Baleka’s program also has a nutritional element, built around realistic solutions for truckers confined to stops along America’s highways. “A lot of drivers like to eat a foot-long sub at Subway, but they don’t understand that it has 50-85 grams of carbohydrates just from the bread, and they don’t need all that energy just sitting in the truck where it turns to fat,” he said. “Instead, I tell them to get a six-inch sub with double meat so they take in half the carbs.”

“The reason why Siphiwe’s program works is the simplicity of it,” Schottmuller told me. He lost 33 pounds during the 13 weeks and is now down to 226 pounds with a goal of 185. “It has changed my life entirely. I’m healthier, fitter, happier, and proud of myself.”

Lewis emphasized the importance of harnessing these positive feelings as motivation for the long haul. “It’s all about teaching skills and strategies to people so when they face barriers or have relapses, they know how to get back on track,” she said. “Focusing on how they feel and their mood after exercise is one of the best natural [reinforcements] to stick with a program.”
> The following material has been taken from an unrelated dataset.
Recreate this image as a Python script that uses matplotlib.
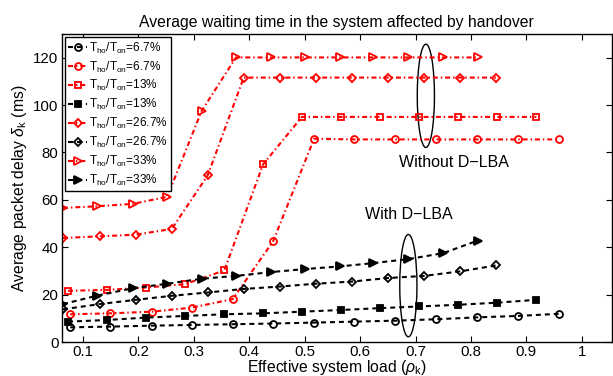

Among the graduates of DHF, Schottmuller isn’t alone in his success. On average, drivers lose 1.6 pounds per week during the 13 weeks for a total of roughly 20 pounds, usually around 7 percent of their body weight. Thus far, around 400 of Prime’s 6,723 drivers have already completed the program.

It seems Baleka’s on to something. Everyday Health, a health and wellness website, named Prime Inc. the healthiest company of the year in 2014 thanks to DHF. And the lessons of his program, Baleka says, can be applied to almost any industry looking to create its own employee-wellness plan—or any individual looking for a creative way to get healthy. “If I can take these men and women who don’t have access to kitchens or gyms, and have changing schedules and more restrictions than the average person, [fitness programs] can work for anyone,” he told me. “I’m hoping to hold them up as a shining example of what can be done.”